Die Freiheit der Berufsausübung kann eingeschränkt werden, wenn der Eingriff durch ausreichende Gründe des Gemeinwohls gerechtfertigt ist und wenn er dem Grundsatz der Verhältnismäßigkeit entspricht (vgl. BVerfGE 95, 173 <183>). Vor diesem Hintergrund begegnet es keinen verfassungsrechtlichen Bedenken, wenn Rechtsanwälten im Interesse des rechtsuchenden Bürgers insbesondere eine solche Außendarstellung untersagt wird, mit der die Gefahr einer Irreführung des Rechtsuchenden verbunden ist (vgl. BVerfGE 82, 18 <28>; BVerfG, Beschluss der 2. Kammer des Ersten Senats, NJW 2004, S. 2656). Das Oberlandesgericht hat die Gefahr einer Irreführung für den Tätigkeitszusatz "und Steuerberatung" unmittelbar nach der Berufsangabe "Rechtsanwälte" bejaht, weil - ungeachtet der Befugnis von Rechtsanwälten, geschäftsmäßig Hilfe in Steuersachen zu leisten (vgl. § 3 Nr. 1 und Nr. 2 StBerG) - der Eindruck hervorgerufen werde, es handele sich bei der Partnerschaft um einen Zusammenschluss von Rechtsanwälten und Steuerberatern, die in besonderer Weise von Berufs wegen für die Steuerberatung qualifiziert seien. Dies lässt eine Verletzung der grundrechtlich geschützten Berufsfreiheit der Beschwerdeführer nicht erkennen.
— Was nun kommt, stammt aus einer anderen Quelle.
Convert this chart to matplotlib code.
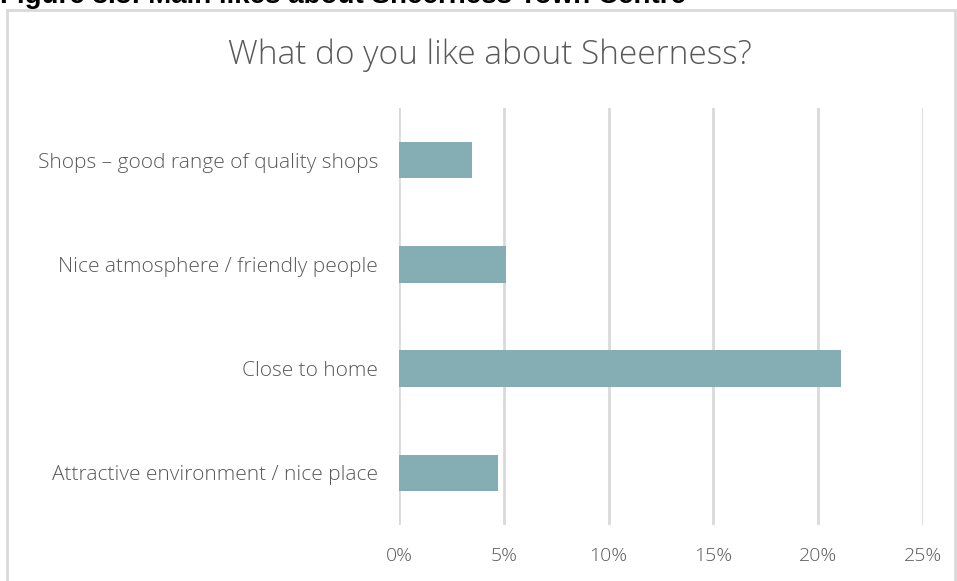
import matplotlib.pyplot as plt
from matplotlib.patches import Rectangle
from matplotlib.ticker import FuncFormatter

# survey responses (share of respondents)
categories = ['Shops – good range of quality shops',
              'Nice atmosphere / friendly people',
              'Close to home',
              'Attractive environment / nice place']
values = [3.5, 5.1, 21.1, 4.7]
ticks = [0, 5, 10, 15, 20, 25]

W, H = 957, 581
fig = plt.figure(figsize=(W / 100, H / 100), dpi=100)
plt.rcParams['font.family'] = ['Open Sans', 'DejaVu Sans']

# chart frame
fig.patches.append(Rectangle((7 / W, -0.1), (955 - 7) / W, 1.1 - 10 / H,
                             transform=fig.transFigure, fill=False,
                             edgecolor='#d9d9d9', linewidth=2))

# heading above the chart, partly cut off
fig.text(0, 1 - 3 / H, 'Figure 8.3: Main likes about Sheerness Town Centre',
         fontsize=20, fontweight='bold', color='black',
         family=['Liberation Sans'], va='baseline', ha='left')

ax = fig.add_axes([399 / W, 1 - 525 / H, (923 - 399) / W, (525 - 108) / H])
y = range(len(categories))
ax.barh(y, values, height=0.35, color='#84aeb3')
ax.set_ylim(len(categories) - 0.5, -0.5)
ax.set_xlim(0, 25)
ax.set_xticks(ticks)
ax.xaxis.set_major_formatter(FuncFormatter(lambda v, p: f'{v:.0f}%'))
ax.set_yticks(list(y))
ax.set_yticklabels(categories)
ax.grid(axis='x', color='#d9d9d9', linewidth=2)
ax.set_axisbelow(True)
for s in ax.spines.values():
    s.set_visible(False)
ax.tick_params(length=0, labelsize=14, labelcolor='#595959')
ax.tick_params(axis='x', pad=16)
ax.tick_params(axis='y', pad=15)
for lbl in ax.get_yticklabels():
    lbl.set_fontsize(15)
    lbl.set_fontweight('light')
for lbl in ax.get_xticklabels():
    lbl.set_fontweight('light')

fig.text(490 / W, 1 - 55 / H, 'What do you like about Sheerness?',
         fontsize=24, fontweight='light', color='#595959',
         ha='center', va='center')

fig.savefig('out.png', dpi=100)
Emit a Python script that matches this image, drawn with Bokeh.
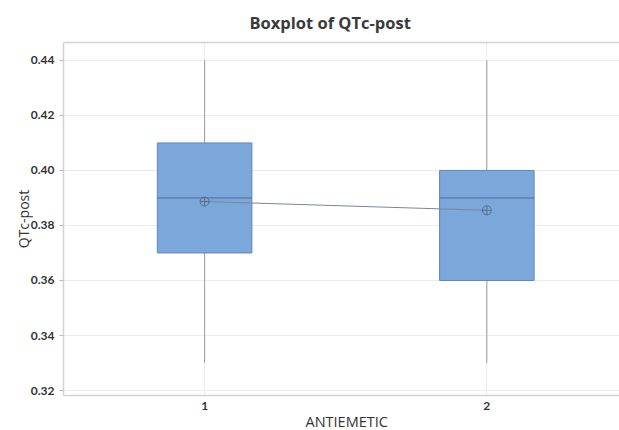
from bokeh.plotting import figure
from bokeh.models import Range1d, LinearAxis, FixedTicker, NumeralTickFormatter, Title
from bokeh.embed import file_html
from bokeh.resources import INLINE

# Data
groups = [1, 2]
group_labels = ["1", "2"]
q1 = [0.37, 0.36]
median = [0.39, 0.39]
q3 = [0.41, 0.40]
whisker_low = [0.33, 0.33]
whisker_high = [0.44, 0.44]
means = [0.3887, 0.3855]
y_ticks = [0.32, 0.34, 0.36, 0.38, 0.40, 0.42, 0.44]
x_title = "ANTIEMETIC"
y_title = "QTc-post"

FONT = "Open Sans"
TICK_FONT = "Lato"
BOX_W = 0.335

p = figure(width=619, height=430, output_backend="svg", toolbar_location=None,
           x_range=Range1d(0.5, 2.47), y_range=Range1d(0.3182, 0.4465),
           min_border_left=63, min_border_right=0, min_border_top=41, min_border_bottom=35)

p.title.text = "Boxplot of QTc-post"
p.title.align = "left"
p.title.text_font = FONT
p.title.text_font_size = "16.5px"
p.title.text_font_style = "bold"
p.title.text_color = "#3a3a3a"
p.title.offset = 186
p.title.standoff = 17

p.outline_line_color = None
p.background_fill_color = "white"
p.border_fill_color = "white"

# grid
p.xgrid.ticker = FixedTicker(ticks=groups)
p.xgrid.grid_line_color = "#ececec"
p.ygrid.ticker = FixedTicker(ticks=y_ticks)
p.ygrid.grid_line_color = "#ececec"

# axes
p.yaxis.ticker = FixedTicker(ticks=y_ticks)
p.yaxis.formatter = NumeralTickFormatter(format="0.00")
p.xaxis.ticker = FixedTicker(ticks=groups)
p.xaxis.major_label_overrides = {g: lab for g, lab in zip(groups, group_labels)}
for ax in [p.xaxis[0], p.yaxis[0]]:
    ax.axis_line_color = "#d2d2d2"
    ax.axis_line_width = 1.5
    ax.major_tick_line_color = "#bdbdbd"
    ax.minor_tick_line_color = None
    ax.major_label_text_font = TICK_FONT
    ax.major_label_text_font_size = "12px"
    ax.major_label_text_font_style = "bold"
    ax.major_label_text_color = "#333333"
    ax.axis_label_text_font = FONT
    ax.axis_label_text_font_style = "normal"
    ax.axis_label_text_color = "#333333"
p.yaxis.axis_label_text_font_size = "14px"
p.yaxis.major_tick_out = 4
p.yaxis.major_tick_in = 0
p.xaxis.major_tick_out = 0
p.xaxis.major_tick_in = 0
p.xaxis.major_label_standoff = 6
p.yaxis.axis_label = y_title
p.yaxis.axis_label_standoff = -5
p.yaxis.major_label_standoff = 5

# x axis title as a title panel below the axis
p.add_layout(Title(text=x_title, align="left", offset=242, standoff=-6,
                   text_font=FONT, text_font_size="14.5px", text_font_style="normal",
                   text_color="#333333"), "below")

# top border line
top_ax = LinearAxis(axis_line_color="#d2d2d2", axis_line_width=1.5, major_tick_line_color=None,
                    minor_tick_line_color=None, major_label_text_font_size="0px",
                    major_label_text_alpha=0, ticker=FixedTicker(ticks=[]))
p.add_layout(top_ax, "above")

# whiskers
p.segment(x0=groups, y0=q3, x1=groups, y1=whisker_high, line_color="#9a9a9a", line_width=1)
p.segment(x0=groups, y0=q1, x1=groups, y1=whisker_low, line_color="#9a9a9a", line_width=1)

# boxes
p.vbar(x=groups, width=BOX_W, bottom=q1, top=q3, fill_color="#7BA7DB",
       line_color="#6287BB", line_width=1)

# medians
x0m = [g - BOX_W / 2 for g in groups]
x1m = [g + BOX_W / 2 for g in groups]
p.segment(x0=x0m, y0=median, x1=x1m, y1=median, line_color="#4F6E9C", line_width=1)

# mean connect line and symbols
p.line(x=groups, y=means, line_color="#7a8596", line_width=1)
p.scatter(x=groups, y=means, marker="circle_cross", size=9, fill_color=None,
          line_color="#5b6f8e", line_width=1)

open("out.html", "w").write(file_html(p, INLINE))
cc) Auch Art. 3 Abs. 1 GG wird durch die angegriffene Entscheidung nicht verletzt. Den Beschwerdeführern wird nicht verboten, was nicht in einer Partnerschaft zusammengeschlossenen Rechtsanwälten erlaubt wäre. Ungeachtet des wettbewerbsrechtlichen Verbots irreführender Werbung (§§ 3, 5 UWG) wird die von den Beschwerdeführern behauptete Ungleichbehandlung einfachrechtlich bereits durch den Verweis auf das Berufsrecht in § 8 Abs. 3 StBerG ausgeschlossen. Für Rechtsanwälte, die ihren Beruf in einer Sozietät ausüben, hat das Bundesverfassungsgericht bereits ausdrücklich entschieden, dass eine Werbung, die Gefahr läuft, den Rechtsuchenden in die Irre zu führen, verboten werden kann (vgl. BVerfG, Beschluss der 2. Kammer des Ersten Senats, NJW 2004, S. 2656). Aber auch einzeln tätige Rechtsanwälte dürfen ihrer Berufsbezeichnung keine irreführende Tätigkeitsangabe anfügen. Der Zusatz "und Steuerberatung" ist jedenfalls nach der - seit dem 1. März 2006 geltenden - geänderten Fassung des § 7 der Berufsordnung für Rechtsanwälte (BORA) unzulässig. Nach Absatz 2 der neuen Vorschrift darf ein Rechtsanwalt - und nach Absatz 3 gilt dies entsprechend auch für Berufsausübungsgemeinschaften nach § 9 BORA - unabhängig von Fachanwaltsbezeichnungen Teilbereiche der Berufstätigkeit nicht benennen, soweit damit die Gefahr einer Verwechslung mit Fachanwaltschaften oder eine sonstige Irreführung begründet wird.

Von einer weiteren Begründung wird gemäß § 93 d Abs. 1 Satz 3 BVerfGG abgesehen.

Diese Entscheidung ist unanfechtbar (§ 93 d Abs. 1 Satz 2 BVerfGG).